Will you bring wine? Probably not because 12 bottles times 2 ounces each is 24 ounces of alcohol-laden grape juice. When in doubt, please bring nothing this time except four stems and cash, and we will recalibrate for the next time, probably April. Max 12 people.
Update. Here is the proposed menu. Chef Liu has won competitions in Beijing as well as here and he curated the menu for us. It’s $60 plus tax plus tip, zero corkage. A little bit pricey. But you will be getting a world class $130 or so experience for the food alone. The other time I ate at a Chef Liu dinner it was $160 per and no one complained.
Thank you George for a flawless event and Melanie for connecting us with one of a kind dishes (I am going back soon to try other dishes on my own). The flights were well thought out. The first, oldest flight was my favorite, but the 2010 Thomas in the second flight was the stunner for me.
Thanks for organizing such a wonderful event, George!
Now a few thoughts about the wine format. I may be an outlier, but I blind taste a lot. The downside is, in a lot of formats, there is less learning. The extreme is a certain person’s frenetic alpha-ADHD chaos, where too many wines are opened, people are tasting different wines at any one time, still bagged wines are set aside, multiple conversations are going on, actually revealed wines are often by some sub-group of maybe a quarter of the table, some degree of uncertainty when asserting yourself to reveal the still bagged wines, then a flurry of unveiling and not getting a good grasp of which was which, or getting a look at the labels. That’s an extreme, but how do you imprint anything from that?

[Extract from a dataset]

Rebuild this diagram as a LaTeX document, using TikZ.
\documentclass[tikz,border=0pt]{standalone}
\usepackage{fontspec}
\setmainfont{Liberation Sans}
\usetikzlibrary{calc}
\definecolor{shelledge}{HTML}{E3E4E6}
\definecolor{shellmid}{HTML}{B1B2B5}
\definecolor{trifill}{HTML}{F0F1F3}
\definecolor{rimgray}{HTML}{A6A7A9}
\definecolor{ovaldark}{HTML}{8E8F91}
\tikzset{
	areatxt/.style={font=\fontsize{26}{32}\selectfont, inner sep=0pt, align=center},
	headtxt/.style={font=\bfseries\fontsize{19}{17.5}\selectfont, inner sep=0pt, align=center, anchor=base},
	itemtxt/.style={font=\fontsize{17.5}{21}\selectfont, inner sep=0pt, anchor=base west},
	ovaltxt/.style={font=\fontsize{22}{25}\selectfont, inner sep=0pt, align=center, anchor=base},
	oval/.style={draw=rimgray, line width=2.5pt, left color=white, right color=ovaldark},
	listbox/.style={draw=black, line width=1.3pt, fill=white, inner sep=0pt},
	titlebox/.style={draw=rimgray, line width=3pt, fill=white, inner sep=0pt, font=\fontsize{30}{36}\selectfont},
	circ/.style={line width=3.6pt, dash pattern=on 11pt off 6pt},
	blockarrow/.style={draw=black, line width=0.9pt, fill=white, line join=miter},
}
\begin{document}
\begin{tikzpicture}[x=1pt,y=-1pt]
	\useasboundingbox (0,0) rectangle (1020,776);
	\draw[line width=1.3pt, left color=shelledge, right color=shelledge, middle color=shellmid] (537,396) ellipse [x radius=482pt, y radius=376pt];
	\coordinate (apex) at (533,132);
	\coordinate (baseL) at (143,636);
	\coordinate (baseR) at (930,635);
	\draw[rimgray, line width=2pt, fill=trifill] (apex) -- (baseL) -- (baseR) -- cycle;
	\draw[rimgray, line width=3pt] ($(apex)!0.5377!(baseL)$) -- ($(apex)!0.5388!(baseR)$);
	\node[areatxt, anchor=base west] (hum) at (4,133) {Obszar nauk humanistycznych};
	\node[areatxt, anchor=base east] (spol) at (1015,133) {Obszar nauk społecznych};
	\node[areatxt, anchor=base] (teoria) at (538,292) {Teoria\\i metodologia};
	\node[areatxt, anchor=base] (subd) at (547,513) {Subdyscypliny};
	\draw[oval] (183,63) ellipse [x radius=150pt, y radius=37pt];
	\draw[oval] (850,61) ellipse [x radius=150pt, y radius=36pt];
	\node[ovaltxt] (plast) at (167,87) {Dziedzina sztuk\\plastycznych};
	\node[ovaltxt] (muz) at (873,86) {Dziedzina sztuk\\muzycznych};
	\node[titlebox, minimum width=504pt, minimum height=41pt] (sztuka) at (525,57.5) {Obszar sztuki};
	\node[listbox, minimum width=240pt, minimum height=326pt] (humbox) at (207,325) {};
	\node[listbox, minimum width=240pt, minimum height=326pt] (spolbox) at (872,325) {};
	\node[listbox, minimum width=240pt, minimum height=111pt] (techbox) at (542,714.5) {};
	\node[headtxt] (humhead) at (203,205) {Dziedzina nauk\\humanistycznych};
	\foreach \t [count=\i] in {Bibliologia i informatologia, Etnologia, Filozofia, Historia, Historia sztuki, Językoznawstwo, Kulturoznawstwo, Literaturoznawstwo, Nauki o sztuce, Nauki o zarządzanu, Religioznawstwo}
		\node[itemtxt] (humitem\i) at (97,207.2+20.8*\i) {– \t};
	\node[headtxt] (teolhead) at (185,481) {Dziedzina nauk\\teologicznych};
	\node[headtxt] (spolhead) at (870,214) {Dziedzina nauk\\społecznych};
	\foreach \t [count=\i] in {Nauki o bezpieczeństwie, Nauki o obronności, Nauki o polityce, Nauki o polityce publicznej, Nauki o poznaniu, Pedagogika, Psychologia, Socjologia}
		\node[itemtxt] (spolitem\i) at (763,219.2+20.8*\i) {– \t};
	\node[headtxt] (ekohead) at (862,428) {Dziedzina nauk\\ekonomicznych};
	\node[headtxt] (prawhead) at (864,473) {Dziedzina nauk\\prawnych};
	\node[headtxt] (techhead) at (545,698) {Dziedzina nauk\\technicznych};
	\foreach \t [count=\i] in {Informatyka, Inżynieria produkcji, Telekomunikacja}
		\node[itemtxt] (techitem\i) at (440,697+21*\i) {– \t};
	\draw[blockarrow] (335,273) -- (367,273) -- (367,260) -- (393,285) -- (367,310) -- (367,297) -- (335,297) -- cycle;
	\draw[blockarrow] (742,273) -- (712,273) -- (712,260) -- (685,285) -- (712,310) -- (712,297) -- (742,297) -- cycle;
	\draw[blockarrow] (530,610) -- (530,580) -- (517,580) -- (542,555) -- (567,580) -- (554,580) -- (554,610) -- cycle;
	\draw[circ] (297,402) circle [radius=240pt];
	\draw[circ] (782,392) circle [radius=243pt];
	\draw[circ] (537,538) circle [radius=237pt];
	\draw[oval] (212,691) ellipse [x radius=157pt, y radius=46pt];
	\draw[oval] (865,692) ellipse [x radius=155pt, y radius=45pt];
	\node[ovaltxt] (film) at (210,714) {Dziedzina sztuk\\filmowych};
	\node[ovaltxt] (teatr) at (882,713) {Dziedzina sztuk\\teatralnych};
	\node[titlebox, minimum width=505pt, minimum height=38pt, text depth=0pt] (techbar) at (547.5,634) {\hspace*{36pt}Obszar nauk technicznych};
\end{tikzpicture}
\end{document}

Yours was well organized, but I’d assert blind tasting and constructive discussion about the wines are different. Your concern was suggestive bias. But, discussion can assist in framing what a wine is about, as can seeing what it is. That imprints knowledge. Most of us weren’t familiar with most of these wines to begin with, which makes them semi-blind.
Getting some time with a flight before a food course, then tasting them with that course worked great. My vote would be in that vein, where the wines aren’t blind. Where we all get some time to observe the wines, then can start discussing them, so a respectful progression.

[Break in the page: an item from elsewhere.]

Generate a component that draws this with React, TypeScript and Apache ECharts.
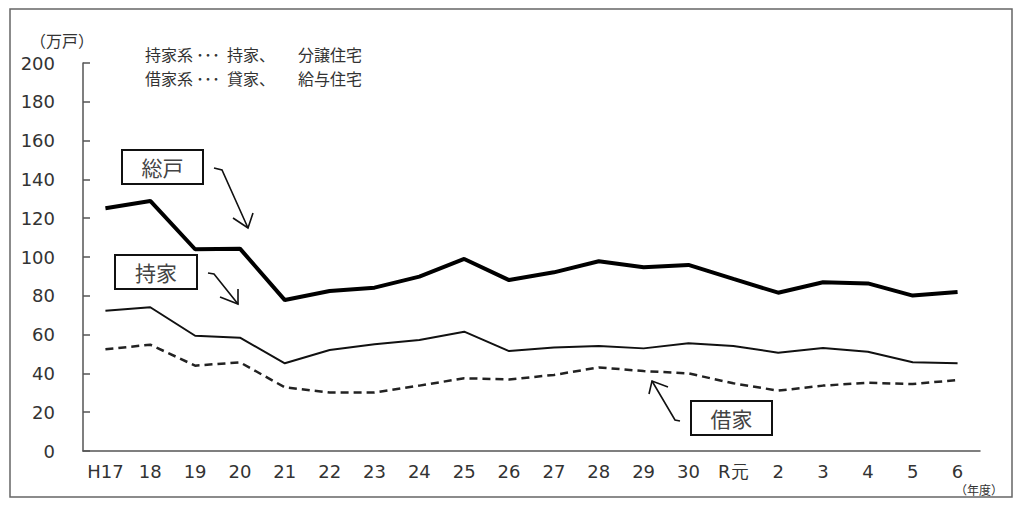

It was great having a private room and round table, so we could all hear each other.
So you’re saying nonblind? For me that would work for the next two theme dinners. For the pinots, there’s a lot of associations, good and bad, with most of the bottlings I served. I dudnt want to gear chatter about what a wine is reputed to be like, or is supposed to be like, until we had a chance to firm at least a preliminary opinion. For the US syrahs and the Beaunes, at a minimum I’ll reveal sooner.